Cybersecurity service costs vary wildly—from $500/month for small-business basics to six figures for enterprise-grade threat management. Without a structured comparison, you risk either overpaying for features you'll never use or underpaying for coverage that leaves critical gaps. Here's how to evaluate pricing and packages smartly.
Understand the Pricing Models
Cybersecurity vendors use three main structures. Per-user licensing charges by headcount (typical range: $10–$50/user/month for endpoint protection). Tiered packages bundle services into plans—starter, professional, enterprise—each with preset tools and support levels. Custom contracts are negotiated directly, common for Fortune 500 clients needing bespoke solutions.

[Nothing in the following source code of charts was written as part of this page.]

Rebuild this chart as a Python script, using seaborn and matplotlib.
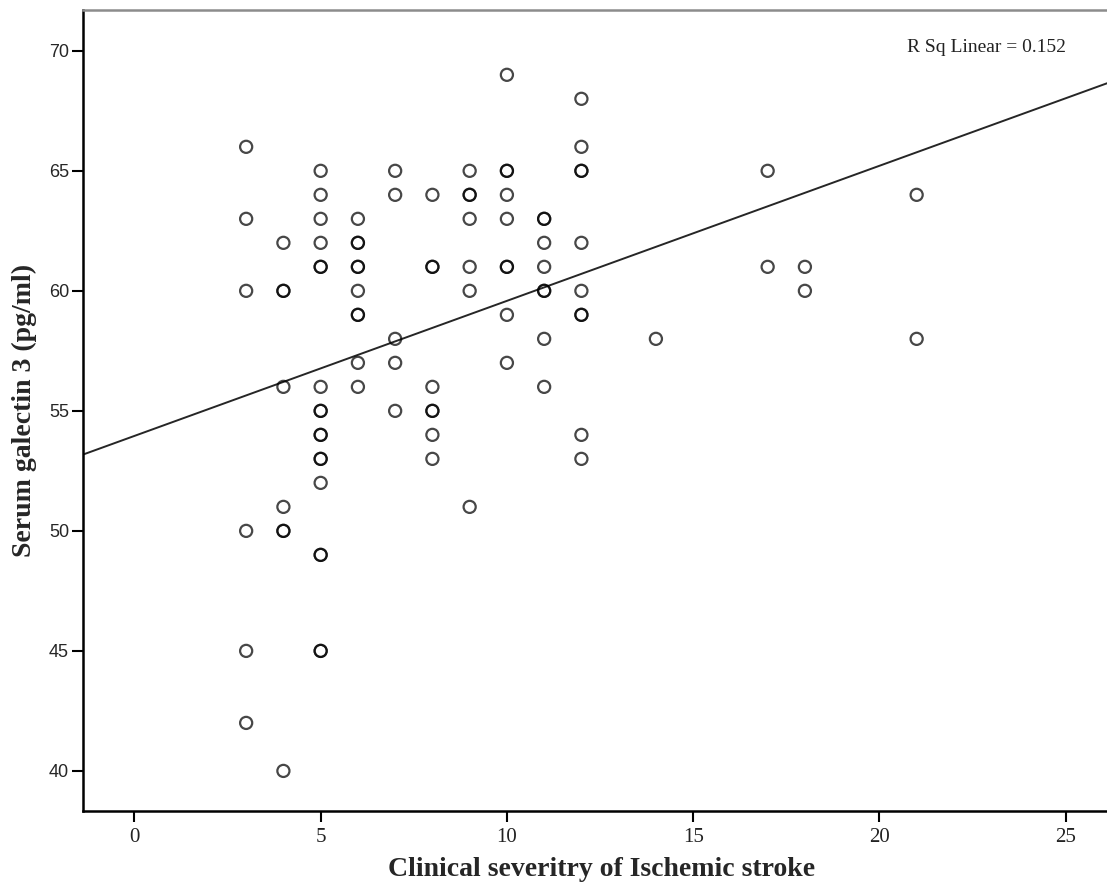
import matplotlib
matplotlib.use("Agg")
import matplotlib.pyplot as plt
import numpy
import pandas
import seaborn as sns

OUTPUT_FILE_NAME = "out.png"

# NIHSS-like severity score per patient, grouped by score
severity = (
    [3] * 6 + [4] * 8 + [5] * 18 + [6] * 10 + [7] * 5 + [8] * 8 + [9] * 7
    + [10] * 9 + [11] * 8 + [12] * 10 + [14] * 1 + [17] * 2 + [18] * 2 + [21] * 2
)

# serum galectin 3 (pg/ml), same order as severity
galectin = [
    66, 63, 60, 50, 45, 42,
    62, 60, 60, 56, 51, 50, 50, 40,
    65, 64, 63, 62, 61, 61, 56, 55, 55, 54, 54, 53, 53, 52, 49, 49, 45, 45,
    63, 62, 62, 61, 61, 60, 59, 59, 57, 56,
    65, 64, 58, 57, 55,
    64, 61, 61, 56, 55, 55, 54, 53,
    65, 64, 64, 63, 61, 60, 51,
    69, 65, 65, 64, 63, 61, 61, 59, 57,
    63, 63, 62, 61, 60, 60, 58, 56,
    68, 66, 65, 65, 62, 60, 59, 59, 54, 53,
    58,
    65, 61,
    61, 60,
    64, 58,
]

x_ticks = [0, 5, 10, 15, 20, 25]
y_ticks = [40, 45, 50, 55, 60, 65, 70]
r_squared_label = "R Sq Linear = 0.152"

frame = pandas.DataFrame({"severity": severity, "galectin": galectin})

sns.set_style("white")
plt.rcParams["font.family"] = ["Liberation Serif", "DejaVu Serif"]

fig = plt.figure(figsize=(11.07, 8.90), dpi=100)
ax = fig.add_axes([83 / 1107, 1 - 811 / 890, 1024 / 1107, 801 / 890])

# limits first, so the untruncated fit spans the whole axis
ax.set_xlim(-1.38, 26.11)
ax.set_ylim(38.33, 71.70)

sns.scatterplot(
    data=frame, x="severity", y="galectin", ax=ax,
    marker="o", s=76, facecolors="none", edgecolor="black",
    linewidth=1.6, alpha=0.72, zorder=3,
)
sns.regplot(
    data=frame, x="severity", y="galectin", ax=ax,
    scatter=False, ci=None, truncate=False,
    line_kws={"color": "#262626", "linewidth": 1.4, "zorder": 2},
)

ax.set_xticks(x_ticks)
ax.set_yticks(y_ticks)
ax.tick_params(bottom=True, left=True, top=False, right=False,
               direction="out", length=8, width=1.5, color="black")
ax.tick_params(axis="x", pad=4, labelsize=15)
ax.tick_params(axis="y", pad=2, labelsize=13)
for label in ax.get_yticklabels():
    label.set_fontfamily("Liberation Sans")
for label in ax.get_xticklabels():
    label.set_color("#222222")

for side in ["left", "bottom"]:
    ax.spines[side].set_color("black")
    ax.spines[side].set_linewidth(1.8)
ax.spines["top"].set_color("#8c8c8c")
ax.spines["top"].set_linewidth(1.8)
ax.spines["right"].set_visible(False)

ax.set_xlabel("Clinical severitry of Ischemic stroke", fontsize=20, fontweight="bold")
ax.set_ylabel("Serum galectin 3 (pg/ml)", fontsize=20, fontweight="bold")
ax.xaxis.set_label_coords(0.506, -0.058)
ax.yaxis.set_label_coords(-0.045, 0.5)

ax.text(0.96, 0.9526, r_squared_label, transform=ax.transAxes,
        ha="right", va="center", fontsize=14, color="#222222")

fig.savefig(OUTPUT_FILE_NAME, dpi=100)
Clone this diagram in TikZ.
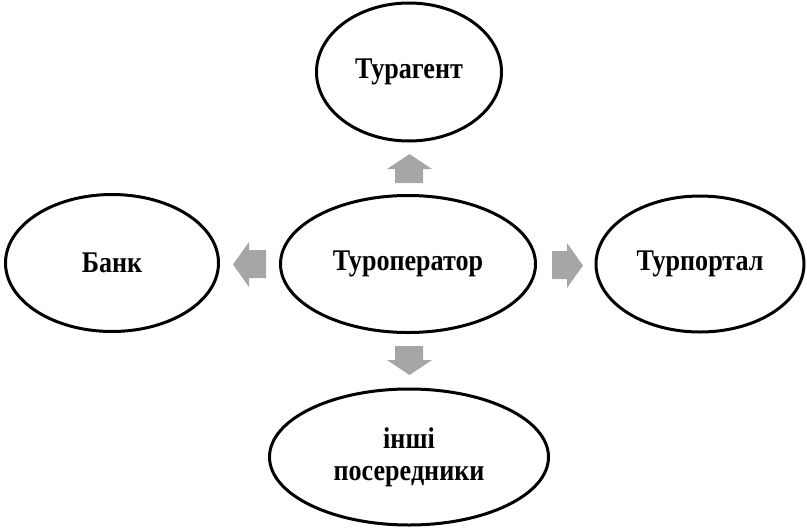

Know which model fits your business first. If you're hiring managed detection and response (MDR) services, expect $3,000–$10,000+ monthly depending on your network size and incident response SLAs. Penetration testing is often quoted per-project ($5,000–$50,000+), while vulnerability scanning runs $200–$1,500/month.
Identify What You Actually Need
Before comparing packages, list your real security gaps. Do you need:
- Endpoint detection and response (EDR)
- Network monitoring and firewalls
- Email and phishing protection
- Incident response and threat hunting
- Compliance audits (PCI-DSS, HIPAA, SOC 2)
- Employee security training
- Penetration testing or red-team exercises
Each adds cost. A startup needing basic endpoint protection and email filtering might spend $50–$150/month per user. A healthcare provider handling sensitive data will spend 3–5x more due to compliance demands. Write this down; it becomes your baseline for comparing apples to apples.
Compare Total Cost of Ownership, Not Just Monthly Fees
Monthly price tags hide real expenses. Ask vendors about:
- Setup and onboarding fees (often $2,000–$10,000)
- Implementation timeline (delays = security gaps)
- Hidden add-ons (extra users, increased storage, premium support)
- Contract length (annual commitment vs. month-to-month affects price)
- Renewal rates (first year may be discounted; Year 2 often jumps 15–30%)
Request a 12-month total cost estimate in writing. This reveals whether a cheap monthly rate balloons due to add-ons.
Evaluate Support and SLAs
Price correlates directly with support quality. Budget providers offer email-only support with 24-hour response times. Mid-tier services include phone support and 4-hour SLAs. Premium tiers guarantee 1-hour response with dedicated account managers.
For managed services, SLAs matter enormously. A vendor charging $5,000/month with 24-hour mean time to detect (MTTD) might deliver slower incident response than one charging $8,000/month with 2-hour MTTD. Request their average response times and track record in writing.
Request and Compare Detailed Proposals
After narrowing to 3–5 vendors, ask each for a formal proposal including:
- Service scope and what's included/excluded
- Total monthly cost and any setup fees
- Specific tools and technologies you'll access
- Support hours, channels, and response times
- Data retention and backup policies
- Termination clauses and exit strategies
Mercoly helps you compare and find trusted cybersecurity services providers in one place, making this collection process faster.
Reject vague pricing ("call for quote"). Legitimate vendors provide detailed breakdowns. If a sales rep dodges specifics, move on.
Watch for Common Pricing Traps
Underpriced managed services often lack real 24/7 monitoring; they're alert aggregation only. Locked-in contracts with hefty termination fees trap you if service quality degrades. Per-incident billing for incident response creates perverse incentives (vendors slow-walking fixes to rack up hours). Compliance add-ons marketed as "free" often appear on renewal invoices.
Ask about past customers' experiences with billing surprises. Request references and call them directly.
Set Your Budget Ceiling
Cybersecurity spending typically ranges 5–15% of your IT budget. A 50-person firm spending $100,000/year on IT might allocate $5,000–$15,000 annually for services. Allocate extra during the first year for implementation, then stabilize.
Don't cheap out on your critical asset. Low-cost providers often cut corners on threat hunting, log analysis, or incident response depth. A $2,000/month managed service may miss breaches a $6,000/month competitor catches.
Frequently Asked Questions
Q: What's included in "24/7 monitoring" if I'm paying less than $3,000/month? Honestly, minimal human review—usually automated alerts with on-call response only if something critical triggers, often with significant delays.
Q: Should I lock into a 3-year contract to get a better rate? Only if you've tested the vendor for 3–6 months and confirmed they deliver. Early termination clauses in multi-year deals are expensive.
Q: Why do vendors quote different prices for the same service? Scope differs: one might include threat hunting and custom reporting; another offers basic monitoring only. Always compare scope before price.
Get detailed proposals from at least three vendors and compare total 12-month costs, not just monthly fees.